A client recently asserted that we as women have been rendered powerless. I don’t believe that. What I see is male bastions being challenged, and in their effort to do so, clamping down on a movement that simply will not be thwarted. In fact, I see many of these folks as quite weak and scared beneath the loud bravado. They feel deeply threatened. But there will be no going back.
But how do we take care of ourselves? I admit that I get caught up reading and listening to the press, and then being anxious and upset. I have had friends and colleagues suggest taking a break from the news. I think we need to find ways to take special care of ourselves. This can include massages, time with good friends, meditation, and exercise. It can also include becoming an active citizen.
We are living in a psychological state of cognitive dissonance. Cognitive dissonance is defined as the mental discomfort experienced by a person who simultaneously holds two or more contradictory beliefs, ideas or values. This discomfort is triggered by a situation in which a belief of a person clashes with new evidence perceived by that person. For example, Ms. Blasey Ford’s testimony was believed by the Republican members of the judiciary committee, yet they chose to forward Kavanaugh’s nomination anyway.

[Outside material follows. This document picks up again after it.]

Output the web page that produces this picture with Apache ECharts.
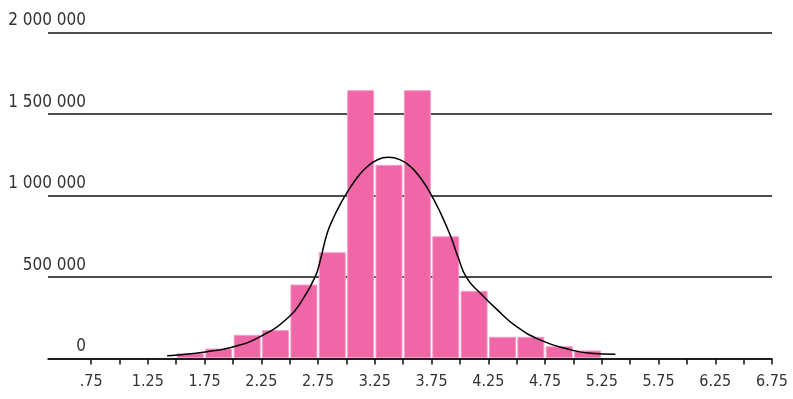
<!DOCTYPE html>
<html>
<head>
<meta charset="utf-8">
<script src="https://cdn.jsdelivr.net/npm/echarts@6/dist/echarts.min.js"></script>
<style>
html,body{margin:0;padding:0;background:#fff;}
#main{width:793px;height:399px;}
</style>
</head>
<body>
<div id="main"></div>
<script>
// Histogram bins
var binStart = [1.5, 1.75, 2.0, 2.25, 2.5, 2.75, 3.0, 3.25, 3.5, 3.75, 4.0, 4.25, 4.5, 4.75, 5.0];
var binEnd   = [1.75, 2.0, 2.25, 2.5, 2.75, 3.0, 3.25, 3.5, 3.75, 4.0, 4.25, 4.5, 4.75, 5.0, 5.25];
var counts   = [29000, 58000, 142000, 171000, 451000, 649000, 1643000, 1185000, 1643000, 747000, 412000, 130000, 130000, 72000, 46000];

// Fitted curve
var curveX = [1.42, 1.51, 1.77, 1.99, 2.24, 2.49, 2.62, 2.725, 2.77, 2.83, 2.89, 2.95, 3.02, 3.10, 3.18, 3.27, 3.37, 3.47, 3.56, 3.65, 3.74, 3.83, 3.92, 3.98, 4.06, 4.18, 4.33, 4.50, 4.71, 4.95, 5.15, 5.37];
var curveY = [17000, 21000, 42000, 69000, 134000, 253000, 369000, 502000, 604000, 768000, 870000, 952000, 1034000, 1115000, 1175000, 1218000, 1234000, 1220000, 1180000, 1110000, 1013000, 891000, 747000, 629000, 494000, 400000, 298000, 195000, 113000, 58000, 32000, 26000];

// Axis ticks and labels
var xTickValues  = [0.75, 1.0, 1.25, 1.5, 1.75, 2.0, 2.25, 2.5, 2.75, 3.0, 3.25, 3.5, 3.75, 4.0, 4.25, 4.5, 4.75, 5.0, 5.25, 5.5, 5.75, 6.0, 6.25, 6.5, 6.75];
var xLabelValues = [0.75, 1.25, 1.75, 2.25, 2.75, 3.25, 3.75, 4.25, 4.75, 5.25, 5.75, 6.25, 6.75];

var FONT = '"DejaVu Sans Condensed", "Liberation Sans", sans-serif';

var barData = binStart.map(function (s, i) { return [s, binEnd[i], counts[i]]; });
var curveData = curveX.map(function (x, i) { return [x, curveY[i]]; });

var chart = echarts.init(document.getElementById('main'), null, {renderer: 'canvas'});
chart.setOption({
  animation: false,
  backgroundColor: '#ffffff',
  grid: {left: 48, right: 21, top: 32.5, bottom: 40.5, containLabel: false, outerBoundsMode: 'none'},
  xAxis: {
    type: 'value',
    min: 0.37,
    max: 6.75,
    splitLine: {show: false},
    axisLine: {show: true, lineStyle: {color: '#111', width: 1.5}},
    axisTick: {show: true, customValues: xTickValues, length: 6, lineStyle: {color: '#111', width: 1.5}},
    axisLabel: {
      customValues: xLabelValues,
      margin: 15,
      color: '#333',
      fontFamily: FONT,
      fontSize: 16,
      formatter: function (v) {
        var s = v.toFixed(2);
        return s.charAt(0) === '0' ? s.slice(1) : s;
      }
    }
  },
  yAxis: {
    type: 'value',
    min: 0,
    max: 2000000,
    interval: 500000,
    axisLine: {show: false},
    axisTick: {show: false},
    splitLine: {show: true, lineStyle: {color: '#111', width: 1.5}},
    axisLabel: {
      inside: true,
      margin: 38,
      align: 'right',
      verticalAlign: 'bottom',
      padding: [0, 0, 3, 0],
      color: '#333',
      fontFamily: FONT,
      fontSize: 17,
      formatter: function (v) {
        return String(v).replace(/\B(?=(\d{3})+(?!\d))/g, ' ');
      }
    }
  },
  series: [
    {
      type: 'custom',
      data: barData,
      encode: {x: [0, 1], y: 2},
      z: 2,
      renderItem: function (params, api) {
        var p0 = api.coord([api.value(0), api.value(2)]);
        var p1 = api.coord([api.value(1), 0]);
        var inset = 1.2;
        return {
          type: 'rect',
          shape: {x: p0[0] + inset, y: p0[1], width: p1[0] - p0[0] - 2 * inset, height: p1[1] - p0[1] - 1},
          style: {fill: '#f067a8', stroke: '#f59cc6', lineWidth: 1}
        };
      }
    },
    {
      type: 'line',
      data: curveData,
      smooth: 0.5,
      showSymbol: false,
      z: 3,
      lineStyle: {color: '#000', width: 1.5}
    }
  ]
});
</script>
</body>
</html>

This is a time when truth is not held by the culture as a high value. And it is deeply troubling. There aren’t “alternative facts.” But what people choose to believe seems to hold sway over what really ARE facts. How it is that Trump concluded that Kavanaugh was rendered innocent is baffling. Nothing was proven; no effort was made to get at the truth. Not based on what he or she said, but on a thorough investigation.
I can understand why Republicans were angry that the Democrats wanted a public forum for Christine Blasey Ford, as opposed to a private meeting. I can also understand why the Democrats wanted this to be a public display, feeling rendered powerless when the Republicans refused to hold hearings for Merrick Garland.
What I want to see in our public officials is civil discourse, accountability, and of course, lose the sanctimony.